About a half-century later, though, Pedro Menendez came again to the same inlet, but with the intent to make a life there. He found the place surprisingly amenable, he massacred only Frenchmen meandering through the area unable to see what was in front of their faces. He put down roots, and in those roots he inscribed the name of an old North African saint, Augustine.


Menendez knew a good thing when he had it and he wasn’t going to let it go for nothing, so he twisted into those roots a promise that the keepers of the place would enjoy its benefits to themselves. That promise grew to an aura as the settlement multiplied and fortified (mostly out of old sea shells turned into cement turned into a star fort at one of the three most favorable points along the harbor, though not the one actually commanding the highest ground), joined only by a favored few, those hearty enough to negotiate the swamps and creeks and permanent backcountry extending inland a ways. 

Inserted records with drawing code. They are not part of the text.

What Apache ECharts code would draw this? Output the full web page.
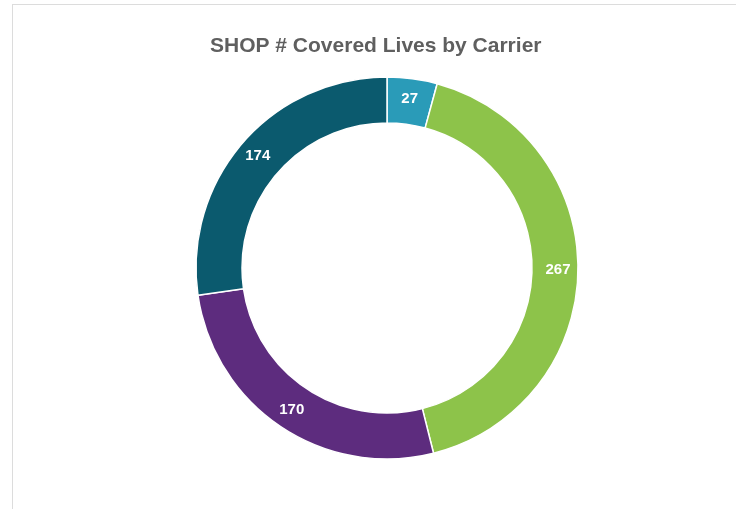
<!DOCTYPE html>
<html>
<head>
<meta charset="utf-8">
<script src="https://cdn.jsdelivr.net/npm/echarts@6/dist/echarts.min.js"></script>
<style>
  html, body { margin: 0; padding: 0; background: #fff; }
  #wrap {
    position: absolute; left: 12px; top: 4px;
    width: 740px; height: 520px;
    border: 1px solid #dcdcdc;
    box-sizing: border-box;
  }
  #chart { position: absolute; left: 0; top: 0; width: 736px; height: 509px; }
</style>
</head>
<body>
<div id="wrap"></div>
<div id="chart"></div>
<script>
// carriers in clockwise order from the top
const carriers = ['Carrier A', 'Carrier B', 'Carrier C', 'Carrier D'];
const lives = [27, 267, 170, 174];
const colors = ['#2a9bb8', '#8dc34a', '#5d2c7e', '#0b5a6e'];

const myChart = echarts.init(document.getElementById('chart'));

const option = {
  animation: false,
  title: {
    text: 'SHOP # Covered Lives by Carrier',
    left: 210,
    top: 36,
    padding: 0,
    textStyle: {
      color: '#5f5f5f',
      fontSize: 21,
      fontWeight: 'bold',
      fontFamily: 'Liberation Sans, Arial, sans-serif'
    }
  },
  series: [{
    name: 'Covered Lives',
    type: 'pie',
    center: [387, 268],
    radius: [145, 191],
    startAngle: 90,
    clockwise: true,
    itemStyle: {
      borderColor: '#fff',
      borderWidth: 1.5
    },
    label: {
      show: true,
      position: 'inside',
      color: '#fff',
      fontSize: 15,
      fontWeight: 'bold',
      fontFamily: 'Liberation Sans, Arial, sans-serif',
      formatter: '{c}'
    },
    labelLine: { show: false },
    emphasis: { disabled: true },
    data: carriers.map((name, i) => ({
      name: name,
      value: lives[i],
      itemStyle: { color: colors[i] }
    }))
  }]
};

myChart.setOption(option);
</script>
</body>
</html>
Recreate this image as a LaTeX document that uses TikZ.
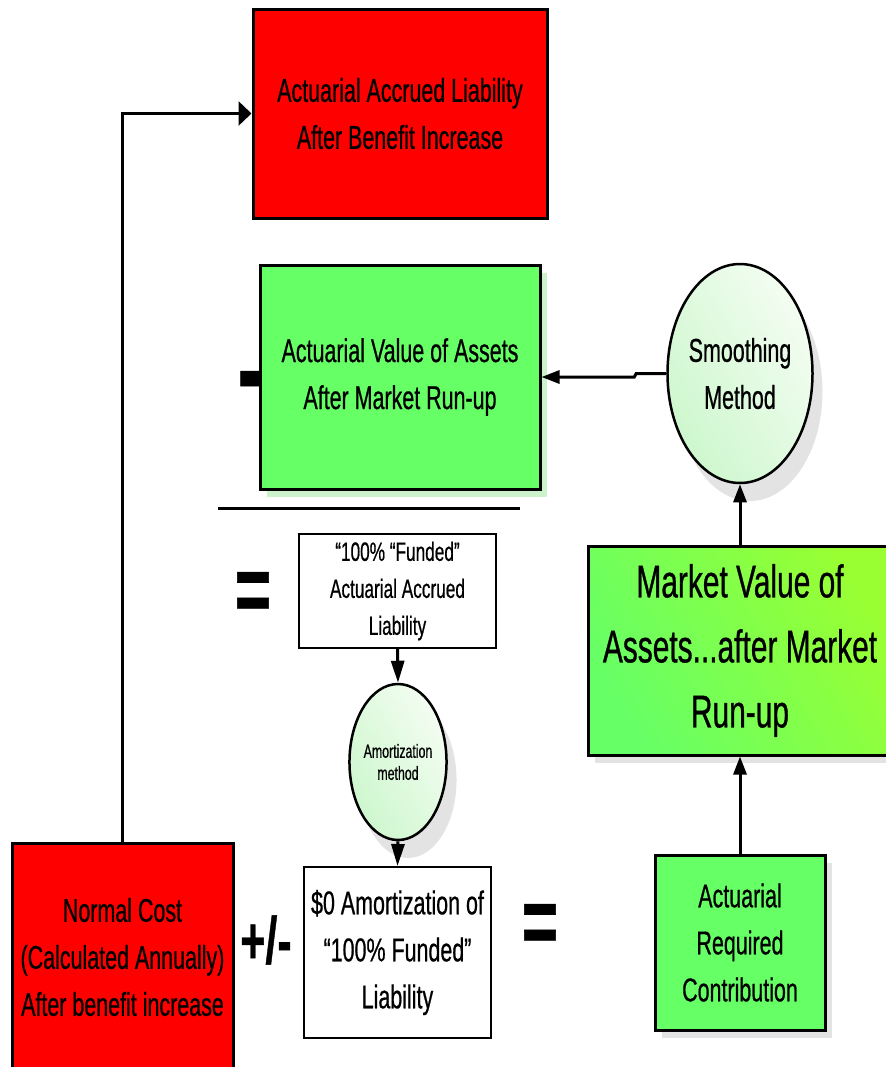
\documentclass[tikz,border=0pt]{standalone}
\usepackage{fontspec}
\setmainfont[FakeStretch=0.65,FakeBold=0.6]{Liberation Sans}
\usetikzlibrary{arrows.meta,shapes.geometric,shadows}
\definecolor{alred}{HTML}{FF0000}
\definecolor{avagreen}{HTML}{66FF66}
\definecolor{mvagreen}{HTML}{99FF33}
\definecolor{ellgreen}{HTML}{CDF7CD}
\definecolor{ellwhite}{HTML}{F4FDF2}
\definecolor{shadgreen}{HTML}{CCF2CC}
\definecolor{shadgray}{HTML}{E3E3E3}
\newcommand{\bigsym}{\fontsize{48}{48}\selectfont\bfseries}

\begin{document}
\begin{tikzpicture}[x=0.5pt,y=-0.5pt,->,>={Triangle[length=9pt,width=6.5pt]},line width=1.5pt,
	box/.style={draw,rectangle,inner sep=0pt,align=center,font=\fontsize{16.5}{23.5}\selectfont},
	redbox/.style={box,fill=alred},
	greenbox/.style={box,fill=avagreen,drop shadow={shadow xshift=3.5pt,shadow yshift=-4pt,fill=shadgreen,opacity=1}},
	whitebox/.style={draw,rectangle,inner sep=0pt,align=center,line width=1pt,fill=white},
	method/.style={draw,ellipse,inner sep=0pt,align=center,line width=1.25pt,left color=ellgreen,right color=ellwhite,shading angle=120,
		drop shadow={shadow xshift=5pt,shadow yshift=-9pt,fill=shadgray,opacity=1}},
	sym/.style={inner sep=0pt,font=\bigsym}]
		\useasboundingbox (0,0) rectangle (886,1067);

		\node[redbox,minimum width=147pt,minimum height=104.5pt] (aal) at (400,113.5) {Actuarial Accrued Liability\\After Benefit Increase};
		\node[greenbox,minimum width=140pt,minimum height=112pt] (ava) at (400,377) {Actuarial Value of Assets\\After Market Run-up};
		\node[method,minimum width=55pt,minimum height=109.5pt,font=\fontsize{16.5}{23.5}\selectfont] (smooth) at (740,373.5) {Smoothing\\Method};
		\node[sym,font=\fontsize{62}{62}\selectfont\bfseries] (minus) at (251,391) {-};
		\draw[-] (218,508) -- (520,508);

		\node[sym] (eq1) at (253,597) {=};
		\node[whitebox,minimum width=98.5pt,minimum height=57pt,font=\fontsize{13.25}{18.5}\selectfont] (funded) at (397.5,591) {“100\% “Funded”\\Actuarial Accrued\\Liability};
		\node[method,minimum width=37pt,minimum height=78pt,font=\fontsize{9.5}{11}\selectfont] (amort) at (398,762) {Amortization\\method};
		\node[whitebox,minimum width=93.5pt,minimum height=85.5pt,font=\fontsize{16.5}{23.5}\selectfont] (zero) at (397.5,952.5) {\$0 Amortization of\\“100\% Funded”\\Liability};

		\node[redbox,minimum width=110.5pt,minimum height=114pt] (nc) at (122.5,957) {Normal Cost\\(Calculated Annually)\\After benefit increase};
		\node[inner sep=0pt,font=\fontsize{33}{33}\selectfont\bfseries] (pm) at (266,940) {+/-};
		\node[sym] (eq2) at (540,929) {=};

		\node[greenbox,minimum width=85pt,minimum height=87.5pt,drop shadow={shadow xshift=3.5pt,shadow yshift=-4pt,fill=shadgray,opacity=1}] (arc) at (740,942.5) {Actuarial\\Required\\Contribution};
		\node[box,minimum width=152pt,minimum height=104.5pt,left color=avagreen,right color=mvagreen,shading angle=120,
			font=\fontsize{23}{32.5}\selectfont,drop shadow={shadow xshift=3.5pt,shadow yshift=-4pt,fill=shadgray,opacity=1}] (mva) at (740,650.5) {Market Value of\\Assets...after Market\\Run-up};

		\draw[-{Triangle[length=6.5pt,width=12pt]}] (nc.north) |- (aal.west);
		\draw (smooth.west) -- ++(-30,0) -- ++(-2,3.5) -- (ava.east);
		\draw[-{Triangle[length=11pt,width=6.5pt]}] (funded.south) -- (amort.north);
		\draw[-{Triangle[length=11pt,width=6.5pt]}] (amort.south) -- (zero.north);
		\draw (arc.north) -- (mva.south);
		\draw (mva.north) -- (smooth.south);
\end{tikzpicture}
\end{document}
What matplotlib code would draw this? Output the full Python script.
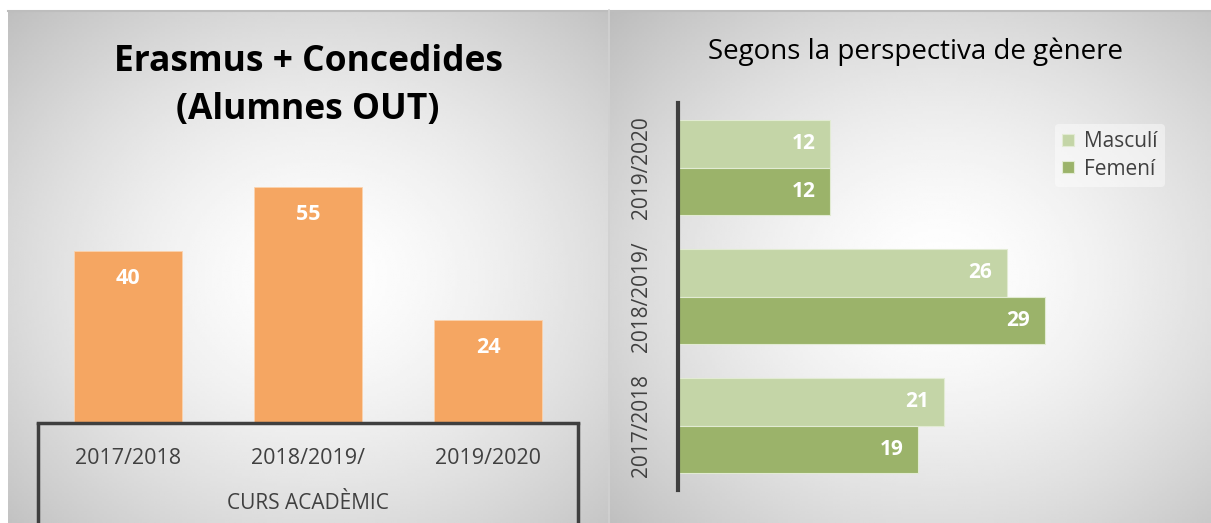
import numpy as np
import matplotlib.pyplot as plt
from matplotlib.lines import Line2D

# dades
cursos = ['2017/2018', '2018/2019/', '2019/2020']
concedides = [40, 55, 24]
masculi = [21, 26, 12]
femeni = [19, 29, 12]

plt.rcParams['font.family'] = ['Open Sans', 'DejaVu Sans']

W, H = 1211, 523
fig = plt.figure(figsize=(W / 100, H / 100), dpi=100)
fig.patch.set_facecolor('white')

taronja = '#F5A662'
verd_clar = '#C4D5A7'
verd_fosc = '#9BB36A'
gris_text = '#404040'
gris_eix = '#3F3F3F'


def fons(rect, cx, cy):
    # degradat radial del fons de cada panell
    axb = fig.add_axes(rect, zorder=-10)
    ny, nx = 200, 240
    yy, xx = np.mgrid[0:1:ny * 1j, 0:1:nx * 1j]
    r = np.sqrt(((xx - cx) / 0.75) ** 2 + ((yy - cy) / 0.75) ** 2)
    v = 1.0 - 0.26 * np.clip(r, 0, 1.2) ** 1.5
    axb.imshow(v, cmap='gray', vmin=0, vmax=1, extent=[0, 1, 1, 0],
               aspect='auto', interpolation='bilinear')
    axb.set_xlim(0, 1)
    axb.set_ylim(1, 0)
    axb.axis('off')


def px(x0, y0, x1, y1):
    return [x0 / W, 1 - y1 / H, (x1 - x0) / W, (y1 - y0) / H]


def linia(x0, y0, x1, y1, **kw):
    fig.add_artist(Line2D([x0 / W, x1 / W], [1 - y0 / H, 1 - y1 / H],
                          transform=fig.transFigure, **kw))


fons(px(8, 10, 609, 523), 0.52, 0.52)
fons(px(608, 10, 1211, 523), 0.55, 0.52)
linia(8, 10.5, 1211, 10.5, color='#BDBDBD', lw=1.5)
linia(608.5, 10, 608.5, 540, color='#D2D2D2', lw=1.2)

# ---------- panell esquerre ----------
ax1 = fig.add_axes(px(38, 130, 578, 423))
ax1.patch.set_alpha(0)
x = np.arange(len(cursos))
barres = ax1.bar(x, concedides, width=0.6, color=taronja, edgecolor='#FBD3AE', linewidth=0.6)
ax1.set_xlim(-0.5, 2.5)
ax1.set_ylim(0, (423 - 130) / 4.3)
for s in ['top', 'left', 'right']:
    ax1.spines[s].set_visible(False)
ax1.spines['bottom'].set_color(gris_eix)
ax1.spines['bottom'].set_linewidth(2.5)
ax1.set_yticks([])
ax1.set_xticks(x)
ax1.set_xticklabels(cursos, fontsize=15.5, color=gris_text)
ax1.tick_params(axis='x', length=0, pad=18)
ax1.set_xlabel('CURS ACADÈMIC', fontsize=15, color=gris_text, labelpad=17)
linia(38, 422, 38, 540, color=gris_eix, lw=2.5, solid_capstyle='butt')
linia(578, 422, 578, 540, color=gris_eix, lw=2.5, solid_capstyle='butt')
for b, v in zip(barres, concedides):
    ax1.annotate(str(v), (b.get_x() + b.get_width() / 2, v), xytext=(0, -20),
                 textcoords='offset points', ha='center', va='center',
                 color='white', fontsize=15.5, fontweight='bold')
fig.text(308 / W, 1 - 86 / H, 'Erasmus + Concedides\n(Alumnes OUT)', ha='center', va='center',
         fontsize=25.5, fontweight='bold', color='black', linespacing=1.48)

# ---------- panell dret ----------
ax2 = fig.add_axes(px(678, 103, 1180, 490))
ax2.patch.set_alpha(0)
y = np.arange(len(cursos))
h = 0.372
bm = ax2.barh(y + h / 2, masculi, height=h, color=verd_clar, edgecolor='#E2EBD3', linewidth=0.8, label='Masculí')
bf = ax2.barh(y - h / 2, femeni, height=h, color=verd_fosc, edgecolor='#E2EBD3', linewidth=0.8, label='Femení')
ax2.set_ylim(-0.5, 2.5)
ax2.set_xlim(0, (1180 - 678) / 12.65)
for s in ['top', 'bottom', 'right']:
    ax2.spines[s].set_visible(False)
ax2.spines['left'].set_color(gris_eix)
ax2.spines['left'].set_linewidth(3)
ax2.set_xticks([])
ax2.set_yticks(y)
ax2.set_yticklabels(cursos, rotation=90, va='center', fontsize=15, color=gris_text)
ax2.tick_params(axis='y', length=0, pad=19)
for barset, vals in [(bm, masculi), (bf, femeni)]:
    for b, v in zip(barset, vals):
        ax2.annotate(str(v), (v, b.get_y() + b.get_height() / 2), xytext=(-19, 0),
                     textcoords='offset points', ha='center', va='center',
                     color='white', fontsize=15, fontweight='bold')
leg = ax2.legend(loc='upper left', bbox_to_anchor=(1055 / W, 1 - 124 / H),
                 bbox_transform=fig.transFigure, fontsize=15, frameon=True,
                 handlelength=0.55, handleheight=0.55, handletextpad=0.5,
                 labelspacing=0.3, borderpad=0.35, borderaxespad=0)
leg.get_frame().set_facecolor('white')
leg.get_frame().set_alpha(0.45)
leg.get_frame().set_edgecolor('none')
for t in leg.get_texts():
    t.set_color(gris_text)
fig.text(915 / W, 1 - 52 / H, 'Segons la perspectiva de gènere', ha='center', va='center',
         fontsize=20, color='black')

fig.savefig('out.png', dpi=100)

There, in the furthest inland reaches of this part of New Spain, Juan Garrido took refuge and extended the roots laid by his captain Menendez and briefly ranched a large patch before he failed into a job as a watchman. He sold the ranch back to the Spanish treasury for a pension, but the prairie his cattle grazed remained, and the remains of his cattle, felled by fever, helped to keep the roots he laid growing strong into the land until it held a part of Menendez’s original promise.


Today, along the beat Juan Garrido walked until he died, painted onto a large plank of wood outside a tall clapboard fence, a sign proclaims that the Fountain of Youth exists in St. Augustine. It’s there in plain sight for those who can find the way to see, and known to anyone with a few dollars to cough up for a quick taste.